Long, wide sandy beaches, fashionable haunts and a Fellini like atmosphere. But scratch a little beneath the surface and you will find traces of ancient Roman Empire and masterpieces of the Italian Renaissance.

Sports and Leisure in Emilia Romagna

Emilia Romagna has something for everyone:  Premier Italian golf courses, skiing, canoeing, climbing, sports cars, hot water spas and 50 km of wonderful sandy beaches on the Adriatic Coast.

Skiing

Abetone 70 km of slopes and 25 lifts

The resort covers four valleys: Val di Luce, Valle dello Scoltenna, Valle Sestaione, and Val di Lima for a total run of 30 km. The lifts include 3 cable-cars, 7 chair-lifts, one cable way, a surface lift and a baby surface lift. Cross-country skiing can be enjoyed on well beaten trails.

Sestola

At the feet of Alpe delle Tre Potenze lies Sestola which with is slopes along Monte Cimone is becoming yet another key point in central Italy. Having 25 chair-lifts and cable-cars, with little more than a 1000m gradient, it offers more than 30 slopes (plus four cross-country loops).

Corno alle Scale

12 slopes and two cross-country loops.

50km of slopes which are constantly covered with snow

Cerreto Laghi m 1350 – 1,890 meters

Alpe Di Cusna (Febbio)  2,063 meters

Please see our Guide to Skiing in the Apeninnes

Alternative Sports

Thanks to their particular geographical characteristics, the Apennines are the ideal location for alternative sports. There are long trails for hiking, mountain bike riding and horse riding as well as others for trial motorcycles. Other trails are there to be discovered through orienteering. The innumerable torrents and mountain streams are ideal for a number of sports such as canoeing and torrenting.

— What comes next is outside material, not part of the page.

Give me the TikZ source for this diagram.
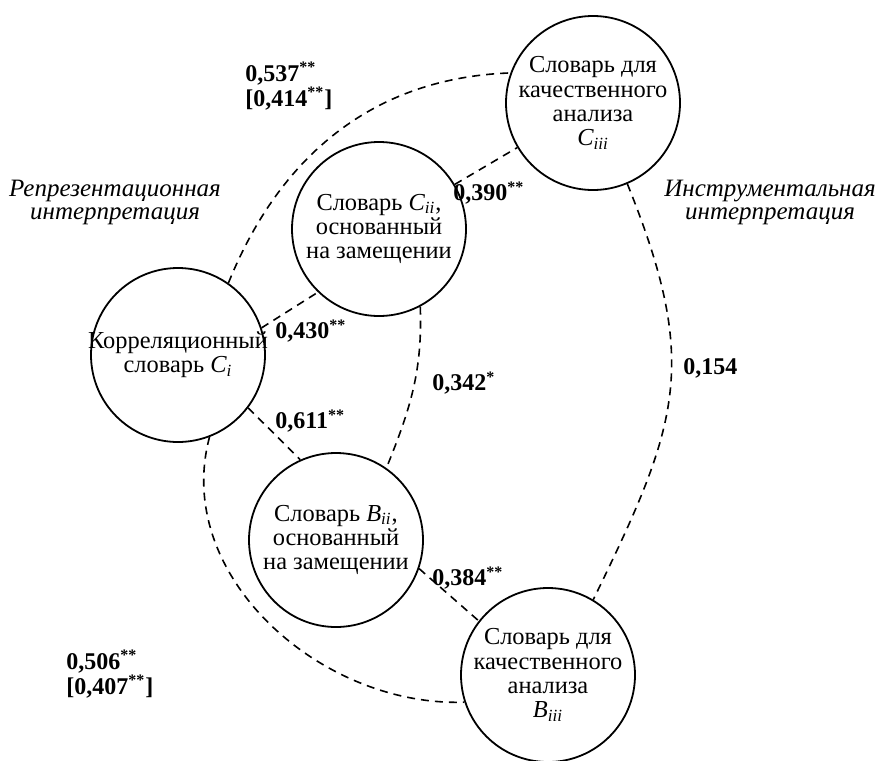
\documentclass[tikz,border=0pt]{standalone}
\usepackage{fontspec}
\setmainfont{Liberation Serif}
\usetikzlibrary{positioning}
\newcommand{\koefshrift}{\bfseries\fontsize{12}{12.5}\selectfont}
\tikzset{
    slovar/.style={circle, draw, line width=0.9pt, minimum size=87pt, inner sep=0pt},
    slovartext/.style={align=center, inner sep=0pt, font=\fontsize{12.2}{12.2}\selectfont},
    svyaz/.style={dash pattern=on 4pt off 3pt, line width=0.8pt},
    koef/.style={anchor=west, align=left, inner sep=0pt, font=\koefshrift},
    interp/.style={align=center, inner sep=0pt, font=\itshape\fontsize{12.5}{11.5}\selectfont},
}
\begin{document}
\begin{tikzpicture}[x=0.5pt, y=-0.5pt]

            \useasboundingbox (0,0) rectangle (882,760);

            \node[slovar] (Ci) at (178,355) {};
            \node[slovar] (Cii) at (379,229) {};
            \node[slovar] (Ciii) at (593,103) {};
            \node[slovar] (Bii) at (336,540) {};
            \node[slovar] (Biii) at (548,675) {};

            \node[slovartext] (Ci-t) at (Ci) {Корреляционный\\словарь \textit{C\textsubscript{i}}};
            \node[slovartext] (Cii-t) at (Cii) {Словарь \textit{C\textsubscript{ii}},\\основанный\\на замещении};
            \node[slovartext] (Ciii-t) at (Ciii) {Словарь для\\качественного\\анализа\\\textit{C\textsubscript{iii}}};
            \node[slovartext] (Bii-t) at (Bii) {Словарь \textit{B\textsubscript{ii}},\\основанный\\на замещении};
            \node[slovartext] (Biii-t) at (Biii) {Словарь для\\качественного\\анализа\\\textit{B\textsubscript{iii}}};

            \begin{scope}[svyaz]
                \draw (Ci.55) to[out=68, in=182] (Ciii.160);
                \draw (Cii) -- (Ciii);
                \draw (Ci.18) -- (Cii.226);
                \draw (Cii.-62) to[out=-88, in=68] (Bii.55);
                \draw (Ci.-37) -- (Bii.114);
                \draw (Bii.-19) -- (Biii.142);
                \draw (Ciii.-67) to[out=-68, in=64, looseness=1.2] (Biii.59);
                \draw (Ci.-69) to[out=-105, in=182] (Biii.198);
            \end{scope}

            \node[koef] (k537) at (245,86) {0,537\textsuperscript{**}\\{[}0,414\textsuperscript{**}]};
            \node[koef] (k390) at (453,193) {0,390\textsuperscript{**}};
            \node[koef] (k430) at (275,331) {0,430\textsuperscript{**}};
            \node[koef] (k342) at (432,383) {0,342\textsuperscript{*}};
            \node[koef, fill=white] (k611) at (275,421) {0,611\textsuperscript{**}};
            \node[koef] (k154) at (683,368) {0,154};
            \node[koef] (k384) at (432,578) {0,384\textsuperscript{**}};
            \node[koef] (k506) at (66,674) {0,506\textsuperscript{**}\\{[}0,407\textsuperscript{**}]};

            \node[interp] (repr) at (115,202) {Репрезентационная\\интерпретация};
            \node[interp] (instr) at (770,202) {Инструментальная\\интерпретация};
        \end{tikzpicture}
\end{document}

Please see our Guide to Walking and Trekking in Emilia Romagna

The wide open spaces, the craggy cliffs and enchanting mountain landscapes are particularly suited to hang-gliding and para-gliding. For thrill seekers there is rock climbing, ski-mountaineering and extreme skiing on the highest Apennine peaks.

Please see Our Guide to Sport in Emilia Romagna

Home of Motor Sports

For those interested in motor sports, Emilia Romagna is a paradise! Please see our guide to Motor Sports in Italy.

Cycling

If you prefer to travel under your own steam the Giro dell’Emilia cycling race pushes off from Reggio in September and is well worth seeing.

Golf in Emilia Romagna

Please see our guide to Golf in Emilia Romagna which provides a guide to the golf courses and clubs of Emilia Romagna.

Camping

Camping in the Apennines of Emilia Romagna is a wonderful experience.  Please see our guide to Camping in the Apennines

Food and Wines of Emilia Romagna

Parmesan Cheese

Emilia-Romagna is undeniably the region where Italy's best food is produced. The local specialties, famous throughout the world, include Parmesan cheese, Parma ham, Lasagne, Balsamic Vinegar and Tortellini stuffed with meat, vegetables and herbs. Lambrusco is the most renowned wine produced from the local vineyards. It is common in the autumn to pick wild Porcini mushrooms and Blueberries found in the foothills of the mountains and there are many outlets for locally grown natural produce. The area has a multitude of amazing restaurants and trattorias

Emilia Romagna is the home of handmade pasta such as tagliatelle, tortellini, cappelletti and lasagna.

Gnocco fritto, pieces of pasta rolled thin and fried in boiling lard to acquire their characteristic taste and eaten while still hot with local sausage and Erbazzone which is a spinach pastry.

Chestnuts - roasted or used to make a delicious sauce, truffles, wild boar and the wonderful drinks and pastry fillings made from the fruits found in the woods such as blackberries, blueberries, raspberries and bilberries.

You can combine eating with exercise by going mushroom picking in the mountains; the region is home to the porcini mushroom.

Parmigiano Reggiano (Parmesan Cheese) represents all that is excellent about food production in the Emilian Apennines. Produced in 52 diaries with milk taken from 860 farms that own a total of 30,000 selected cows. It can be eaten before, during or after your meal and it is present in hundreds of recipes.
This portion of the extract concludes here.